To clarify - the next time you have fight with a girl about the time she takes to get ready and put makeup or the fact you are a lazy slob, simply ask yourself whether you would be having the same fight with a guy. If the answer is no - then ask yourself why? Is it because the innate diferences between men and women, or simply because the guy you are thinking of does not communicate in the same manner as your girlfriend?

Everyone can get stubborn, aggressive, introverted or even let himself get tangled up in his own lingual inadequacy - avoiding pinning any of these issues as a "girl thing" or a "guy thing" is key to solving them.

Part 2: The Geekette

I promised more on this topic in an earlier text I wrote about geeks and nerds. First things fist, allow me to explain what the Geekette is.

As mentioned before, most real nerds and geeks are social outcasts. As such, they fall victim to some of the pitfalls of social ineptitude. These include a sense of privilege that is completely unfounded - the idea that they deserve a Geekette.

What is a Geekette? It is a fictional being that loves all the things they do. A girl that shares a passion for every single hobby they indulge in. "But Matt!" you say "You silly scoundrel! I've met lots of gamer/nerdy/comic-fan/whatever girls! They exist!". To that I say - off course they do. The problem is the Geekette is not simply that - the Geekette is a a product of a guarded, bitter personality, a recluse. The problem is many-fold:

Firstly this person, this Geekette, must love all that they love, but must also not have her own attitude or opinion - they must agree in all respect with the nerd. This is a consequence of their segregation and isolation - nerds are used to fighting over the internet and constantly being judged. They want a girl who has no spine, who will never fight with them - just endlessly agree and share in enjoying their (his) hobby.

Secondly, the Geekette must be hot. This is a subjective trait, off course, but most geeks have unjustifiably high standards in regards to the beauty of their fictitious partner. This inability to work on their own appearance but to expect perfection ties in with the next point.

Finally, we arrive to the biggest issue - the sense of entitlement. Like a large part socially flawed individuals, the nerd/geek assumes that he is right and the world is wrong. As such, he demands some sort of payback - call it hope, call it pride, but the geek believes he DESERVES a geekette. Other people make the same mistake all the time - they assume THE ONE will one day come to them, with no effort invested. What makes this especially painfull in the case of nerds is the fact they strive for a Geekette while completely ignoring the fact they might need to work on their own appearance and personality. They want it all, with no investment - and ignoring the fact that the Geekette does not exist.
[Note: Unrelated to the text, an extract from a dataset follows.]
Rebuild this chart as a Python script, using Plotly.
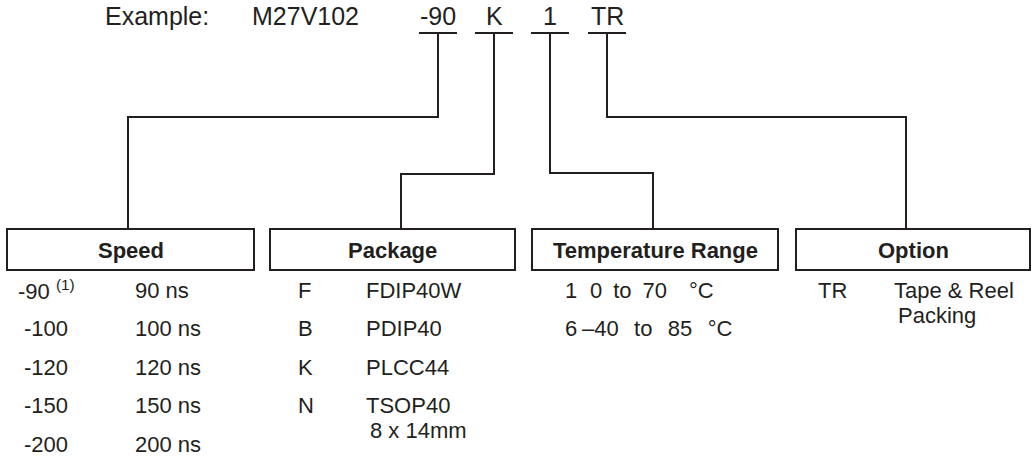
import plotly.graph_objects as go

# ---------------- data ----------------
example_label = "Example:"
example_part = "M27V102"
example_fields = ["-90", "K", "1", "TR"]

box_titles = ["Speed", "Package", "Temperature Range", "Option"]

speed_codes = ["-90", "-100", "-120", "-150", "-200"]
speed_values = ["90 ns", "100 ns", "120 ns", "150 ns", "200 ns"]
speed_note = "(1)"

package_codes = ["F", "B", "K", "N"]
package_values = ["FDIP40W", "PDIP40", "PLCC44", "TSOP40"]
package_extra = ["", "", "", "8 x 14mm"]

temp_codes = ["1", "6"]
temp_values = ["0\u2002to\u200270\u2002\u2002\u00b0C",
               "\u201340\u2002\u2009to\u2002\u200985\u2002\u2009\u00b0C"]

option_codes = ["TR"]
option_values = ["Tape & Reel"]
option_extra = ["Packing"]

# ---------------- layout geometry (pixels) ----------------
W, H = 1034, 461
INK = "#231f20"
FONT = "Liberation Sans, Arial, sans-serif"
FS = 22
FS_HEAD = 25

field_x = [438, 494, 550, 607]
field_half = 19
field_line_y = 33
field_text_y = 16

boxes = [(7, 254), (270, 515), (532, 778), (796, 1030)]
box_top, box_bot = 229, 270
elbow_y = [117, 174, 173, 117]
drop_x = [128, 401, 653, 906]

row0 = 290
row_step = 38.5
extra_dy = 25

fig = go.Figure()
shapes = []
ann = []

def line(x0, y0, x1, y1):
    shapes.append(dict(type="line", x0=x0, y0=y0, x1=x1, y1=y1, xref="x", yref="y",
                       line=dict(color=INK, width=2)))

def text(x, y, s, anchor="left", bold=False, size=FS):
    ann.append(dict(x=x, y=y, xref="x", yref="y", text=("<b>%s</b>" % s) if bold else s,
                    showarrow=False, xanchor=anchor, yanchor="middle",
                    font=dict(family=FONT, size=size, color=INK)))

# header
text(103, field_text_y, example_label, size=FS_HEAD)
text(250, field_text_y, example_part, size=FS_HEAD)
for i, f in enumerate(example_fields):
    text(field_x[i], field_text_y, f, anchor="center", size=FS_HEAD)
    line(field_x[i] - field_half, field_line_y, field_x[i] + field_half, field_line_y)

# connectors
for i in range(4):
    shapes.append(dict(type="path", xref="x", yref="y",
                       path="M %g %g L %g %g L %g %g L %g %g" % (
                           field_x[i], field_line_y, field_x[i], elbow_y[i],
                           drop_x[i], elbow_y[i], drop_x[i], box_top),
                       line=dict(color=INK, width=2)))

# boxes
for (x0, x1), t in zip(boxes, box_titles):
    shapes.append(dict(type="rect", x0=x0, x1=x1, y0=box_top, y1=box_bot, xref="x", yref="y",
                       line=dict(color=INK, width=2), fillcolor="rgba(0,0,0,0)"))
    text((x0 + x1) / 2, (box_top + box_bot) / 2 + 1, t, anchor="center", bold=True)

# speed column
speed_code_x = [16, 22, 22, 22, 22]
for i, (c, v) in enumerate(zip(speed_codes, speed_values)):
    y = row0 + i * row_step
    s = c + " <sup>%s</sup>" % speed_note if i == 0 else c
    text(speed_code_x[i], y, s)
    text(133, y, v)

# package column
for i, (c, v, e) in enumerate(zip(package_codes, package_values, package_extra)):
    y = row0 + i * row_step
    text(296, y, c)
    text(364, y, v)
    if e:
        text(368, y + extra_dy, e)

# temperature column
temp_val_x = [588, 580]
for i, (c, v) in enumerate(zip(temp_codes, temp_values)):
    y = row0 + i * row_step
    text(563, y, c)
    text(temp_val_x[i], y, v)

# option column
for i, (c, v, e) in enumerate(zip(option_codes, option_values, option_extra)):
    y = row0 + i * row_step
    text(816, y, c)
    text(892, y, v)
    text(896, y + extra_dy, e)

fig.update_layout(
    width=W, height=H, margin=dict(l=0, r=0, t=0, b=0),
    paper_bgcolor="white", plot_bgcolor="white",
    xaxis=dict(range=[0, W], visible=False, fixedrange=True),
    yaxis=dict(range=[H, 0], visible=False, fixedrange=True),
    shapes=shapes, annotations=ann, showlegend=False,
)
fig.write_html("out.html", config={"displayModeBar": False},
               post_script="document.body.style.margin='0';document.body.style.padding='0';")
Unfortunately, the situation is by no means alleviated by the fact some girls have picked up on this insurmountable need geeks have for Geekettes. I spoke a little in my other text on how even some celebrities have picked up on the demand for "hot nerdy girls". This widespread cruelty is demonstrated by a large number of girls easily sensing this need for a Geekette, and playing it for some sort of gain. Nerds can be used as resources - and if all you need to do to harness this resource is wear a Battlestar Galactica shirt and know your anime, then it is a pretty cheap resource.
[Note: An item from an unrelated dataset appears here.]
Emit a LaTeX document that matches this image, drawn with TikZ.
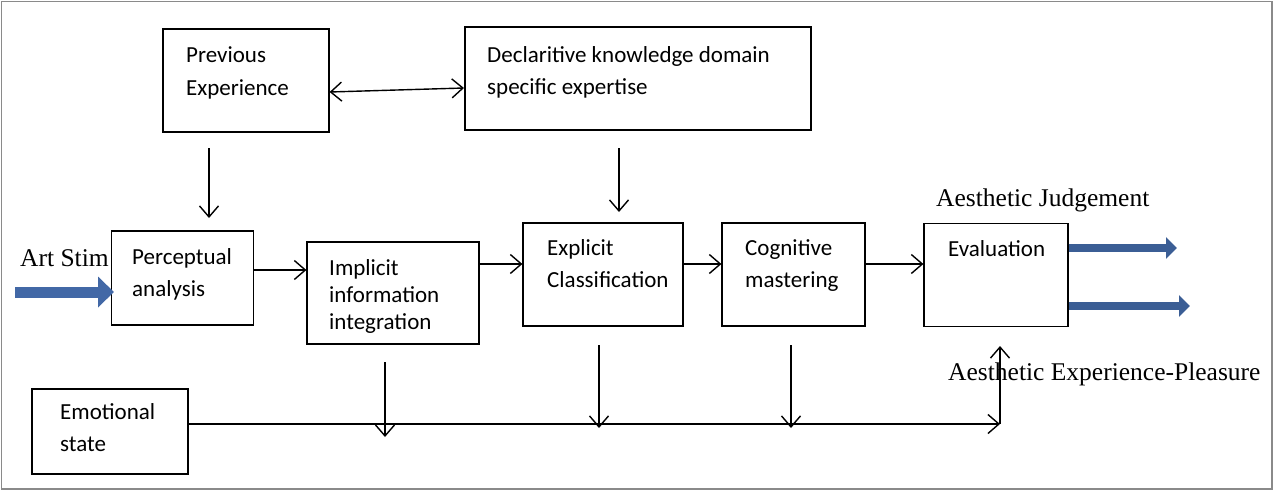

This is sad not only because it is ruthless manipulation on the side of those "fake geekettes" - its also grievously insulting to female geeks and nerds. Imagine how a gamer, geeky girl (remember, shes not a Geekette - a geekette is a non existent super hot nerdy girl with no real attitude) must feel when she notices her male contemporaries fawning over some faux-gamer girl with hot-teacher glasses and a tight shirt that emphasizes her boobs and her fake love of Skyrim.

What can be done? Well, not much. I consider myself a nerd/geek and I can identify some of my downsides such as an abysmal stubbornness. This stubbornness will stop most people to reacting to advice or accepting the Geekette does not exist. What you can do is to try and boycott quasi-geekettes and, hopefully, work on bettering yourself and/or your nerd friends by slowly introducing them to the fact the geekette isnt real - but your friend Ana you play Mass Effect with might be just as good.